**What the task requires:**
Retype every line from the start of the data down to and including the line with "answers = ['More', 'Same', 'Less']". Skip the pictures.
[start]
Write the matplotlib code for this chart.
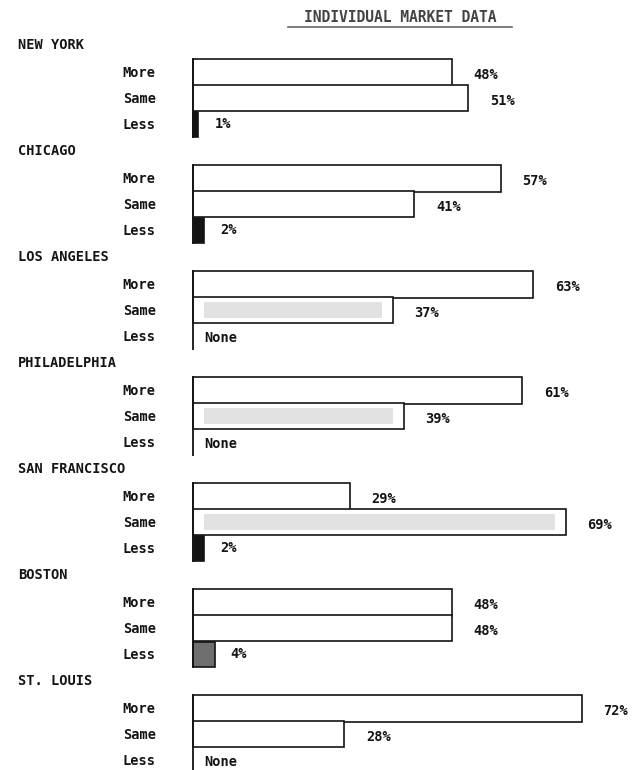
import matplotlib.pyplot as plt

# data
cities = ['NEW YORK', 'CHICAGO', 'LOS ANGELES', 'PHILADELPHIA',
          'SAN FRANCISCO', 'BOSTON', 'ST. LOUIS']
more = [48, 57, 63, 61, 29, 48, 72]
same = [51, 41, 37, 39, 69, 48, 28]
less = [1, 2, 0, 0, 2, 4, 0]
shaded_same = [False, False, True, True, True, False, False]
answers = ['More', 'Same', 'Less']

ink = '#141414'
font = dict(family='DejaVu Sans Mono', fontweight='bold', color=ink)
fs = 9.8

fig = plt.figure(figsize=(6.43, 7.70), dpi=100)
ax = fig.add_axes([0, 0, 1, 1])
# 0% sits at x=193px, 5.4px per percent
ax.set_xlim(-193 / 5.4, (643 - 193) / 5.4)
ax.set_ylim(770, 0)
ax.axis('off')

ax.text(400 / 5.4 - 193 / 5.4, 17, 'INDIVIDUAL MARKET DATA', ha='center', va='center',
        fontsize=10.5, family='DejaVu Sans Mono', fontweight='bold', color='#444444')
fig.add_artist(plt.Line2D([288 / 643, 512 / 643], [1 - 27 / 770, 1 - 27 / 770],
                          color='#666666', lw=1.2))

for i, city in enumerate(cities):
    top = 58 + 106 * i
    y_more, y_same, y_less = top + 14, top + 40, top + 66

    ax.text(-32.4, top - 13, city, ha='left', va='center', fontsize=fs, **font)
    for lab, y in zip(answers, [y_more, y_same, y_less]):
        ax.text(-13, y + 1, lab, ha='left', va='center', fontsize=fs, **font)

    ax.vlines(0, top, top + 80, color=ink, lw=1.3)

    ax.barh(y_more, more[i], height=27, left=0, facecolor='white',
            edgecolor=ink, linewidth=1.2)
    ax.barh(y_same, same[i], height=26, left=0, facecolor='white',
            edgecolor=ink, linewidth=1.2)
    if shaded_same[i]:
        ax.barh(y_same, same[i] - 4, height=16, left=2, facecolor='#e2e2e2',
                edgecolor='none')
    ax.text(more[i] + 4, y_more + 3, f'{more[i]}%', ha='left', va='center',
            fontsize=fs, **font)
    ax.text(same[i] + 4, y_same + 3, f'{same[i]}%', ha='left', va='center',
            fontsize=fs, **font)

    if less[i] > 0:
        face = '#6e6e6e' if less[i] >= 4 else ink
        ax.barh(y_less, less[i], height=25, left=0, facecolor=face,
                edgecolor=ink, linewidth=1.2)
        ax.text(less[i] + 3, y_less, f'{less[i]}%', ha='left', va='center',
                fontsize=fs, **font)
    else:
        ax.text(2, y_less + 2, 'None', ha='left', va='center', fontsize=fs, **font)

fig.savefig('out.png', dpi=100, facecolor='white')
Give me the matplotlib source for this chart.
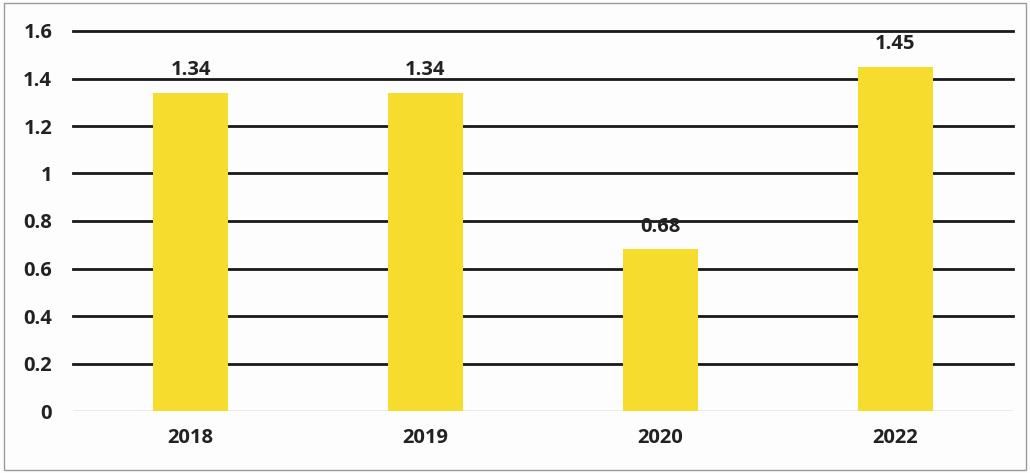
import matplotlib
matplotlib.use("Agg")
import matplotlib.pyplot as plt
from matplotlib.patches import Rectangle

years = ["2018", "2019", "2020", "2022"]
values = [1.34, 1.34, 0.68, 1.45]
yticks = [0, 0.2, 0.4, 0.6, 0.8, 1.0, 1.2, 1.4, 1.6]
ytick_labels = ["0", "0.2", "0.4", "0.6", "0.8", "1", "1.2", "1.4", "1.6"]

plt.rcParams['font.family'] = ['Open Sans', 'DejaVu Sans']

fig = plt.figure(figsize=(10.3, 4.73), dpi=100)
fig.patch.set_facecolor("#fdfdfd")
ax = fig.add_axes([73/1030, 62/473, (1013-73)/1030, (442-62)/473])
ax.set_facecolor("none")

x = list(range(len(years)))
bars = ax.bar(x, values, width=0.32, color="#F6DC2C", zorder=3)

ax.set_xlim(-0.5, len(years) - 0.5)
ax.set_ylim(0, 1.6)
for t in yticks[1:]:
    ax.axhline(t, color="#1a1a1a", lw=2.0, zorder=1, clip_on=False)
ax.axhline(0, color="#a0a0a0", lw=1.0, zorder=2)

fs = 14.5
ax.set_yticks(yticks)
ax.set_yticklabels(ytick_labels, fontsize=fs, fontweight="bold", color="#222222")
ax.set_xticks(x)
ax.set_xticklabels(years, fontsize=fs, fontweight="bold", color="#222222")
ax.tick_params(axis="both", length=0)
ax.tick_params(axis="x", pad=12)
ax.tick_params(axis="y", pad=15)
for s in ax.spines.values():
    s.set_visible(False)

for xi, v in zip(x, values):
    ax.annotate(f"{v:.2f}", (xi, v), xytext=(0, 9), textcoords="offset points",
                ha="center", va="bottom", fontsize=fs, fontweight="bold", color="#222222")

fig.add_artist(Rectangle((0.004, 0.006), 0.992, 0.988, transform=fig.transFigure,
                         fill=False, edgecolor="#9a9a9a", lw=1.0))

fig.savefig("out.png", dpi=100, facecolor=fig.get_facecolor())
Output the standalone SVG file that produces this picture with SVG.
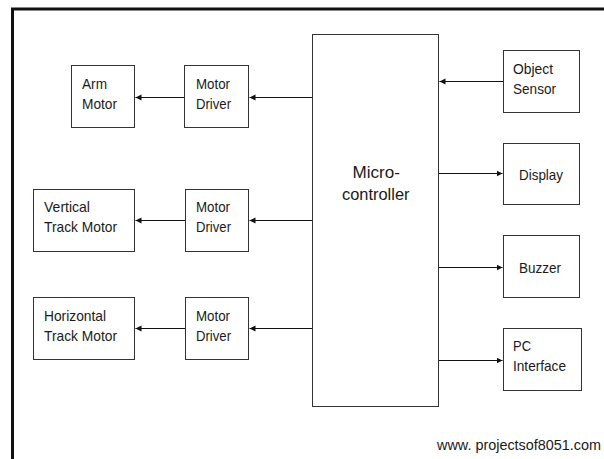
<svg xmlns="http://www.w3.org/2000/svg" width="604" height="459" viewBox="0 0 604 459">
<style>
.box{fill:#fff;stroke:#333;stroke-width:1}
.t{font-family:"Liberation Sans",Arial,sans-serif;font-size:15px;fill:#1a1a1a}
.big{font-size:17px}
.wm{font-size:14px}
.c{fill:none;stroke:#111;stroke-width:1.2}
</style>
<defs>
<marker id="ah" markerUnits="userSpaceOnUse" markerWidth="7" markerHeight="7" refX="6" refY="3" orient="auto">
<path d="M0,0 L6,3 L0,6 z" fill="#111"/>
</marker>
</defs>
<rect width="604" height="459" fill="#fff"/>
<path d="M12.5,459 V9 H604" fill="none" stroke="#111" stroke-width="3"/>
<g id="connectors">
<path class="c" d="M312.5,97.5 H249.5" marker-end="url(#ah)"/>
<path class="c" d="M184.5,97.5 H135.5" marker-end="url(#ah)"/>
<path class="c" d="M312.5,220.5 H249.5" marker-end="url(#ah)"/>
<path class="c" d="M185.5,220.5 H135.5" marker-end="url(#ah)"/>
<path class="c" d="M312.5,328.5 H249.5" marker-end="url(#ah)"/>
<path class="c" d="M185.5,328.5 H135.5" marker-end="url(#ah)"/>
<path class="c" d="M503.5,81.5 H439.5" marker-end="url(#ah)"/>
<path class="c" d="M438.5,173.5 H502.5" marker-end="url(#ah)"/>
<path class="c" d="M438.5,267.5 H502.5" marker-end="url(#ah)"/>
<path class="c" d="M438.5,360.5 H502.5" marker-end="url(#ah)"/>
</g>
<g id="arm-motor">
<rect class="box" x="71.5" y="65.5" width="63" height="62"/>
<text class="t" x="82" y="89" textLength="25" lengthAdjust="spacingAndGlyphs">Arm</text>
<text class="t" x="82" y="109" textLength="35" lengthAdjust="spacingAndGlyphs">Motor</text>
</g>
<g id="motor-driver-1">
<rect class="box" x="184.5" y="65.5" width="64" height="62"/>
<text class="t" x="196" y="88.5" textLength="34" lengthAdjust="spacingAndGlyphs">Motor</text>
<text class="t" x="196" y="108.5" textLength="35" lengthAdjust="spacingAndGlyphs">Driver</text>
</g>
<g id="vertical-track-motor">
<rect class="box" x="33.5" y="189.5" width="101" height="62"/>
<text class="t" x="44" y="212" textLength="46" lengthAdjust="spacingAndGlyphs">Vertical</text>
<text class="t" x="44" y="232" textLength="73" lengthAdjust="spacingAndGlyphs">Track Motor</text>
</g>
<g id="motor-driver-2">
<rect class="box" x="185.5" y="189.5" width="63" height="62"/>
<text class="t" x="196" y="212" textLength="34" lengthAdjust="spacingAndGlyphs">Motor</text>
<text class="t" x="196" y="232" textLength="35" lengthAdjust="spacingAndGlyphs">Driver</text>
</g>
<g id="horizontal-track-motor">
<rect class="box" x="33.5" y="297.5" width="101" height="62"/>
<text class="t" x="44" y="320.5" textLength="62" lengthAdjust="spacingAndGlyphs">Horizontal</text>
<text class="t" x="44" y="340.5" textLength="73" lengthAdjust="spacingAndGlyphs">Track Motor</text>
</g>
<g id="motor-driver-3">
<rect class="box" x="185.5" y="297.5" width="63" height="62"/>
<text class="t" x="196" y="320.5" textLength="34" lengthAdjust="spacingAndGlyphs">Motor</text>
<text class="t" x="196" y="340.5" textLength="35" lengthAdjust="spacingAndGlyphs">Driver</text>
</g>
<g id="microcontroller">
<rect class="box" x="312.5" y="34.5" width="126" height="372"/>
<text class="t big" x="352.5" y="178" textLength="47.5" lengthAdjust="spacingAndGlyphs">Micro-</text>
<text class="t big" x="342" y="199.5" textLength="67.5" lengthAdjust="spacingAndGlyphs">controller</text>
</g>
<g id="object-sensor">
<rect class="box" x="503.5" y="50.5" width="76" height="62"/>
<text class="t" x="513" y="74" textLength="40" lengthAdjust="spacingAndGlyphs">Object</text>
<text class="t" x="513" y="94" textLength="43" lengthAdjust="spacingAndGlyphs">Sensor</text>
</g>
<g id="display">
<rect class="box" x="503.5" y="143.5" width="76" height="61"/>
<text class="t" x="519" y="180" textLength="44" lengthAdjust="spacingAndGlyphs">Display</text>
</g>
<g id="buzzer">
<rect class="box" x="503.5" y="235.5" width="76" height="62"/>
<text class="t" x="519" y="273" textLength="42" lengthAdjust="spacingAndGlyphs">Buzzer</text>
</g>
<g id="pc-interface">
<rect class="box" x="503.5" y="328.5" width="78" height="62"/>
<text class="t" x="513" y="350.5" textLength="18" lengthAdjust="spacingAndGlyphs">PC</text>
<text class="t" x="513" y="370.5" textLength="53" lengthAdjust="spacingAndGlyphs">Interface</text>
</g>
<text class="t wm" x="437" y="449.5" textLength="164" lengthAdjust="spacingAndGlyphs">www. projectsof8051.com</text>
</svg>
[end]
**Finished exercise:**
Write the matplotlib code for this chart.
import matplotlib.pyplot as plt

# data
cities = ['NEW YORK', 'CHICAGO', 'LOS ANGELES', 'PHILADELPHIA',
          'SAN FRANCISCO', 'BOSTON', 'ST. LOUIS']
more = [48, 57, 63, 61, 29, 48, 72]
same = [51, 41, 37, 39, 69, 48, 28]
less = [1, 2, 0, 0, 2, 4, 0]
shaded_same = [False, False, True, True, True, False, False]
answers = ['More', 'Same', 'Less']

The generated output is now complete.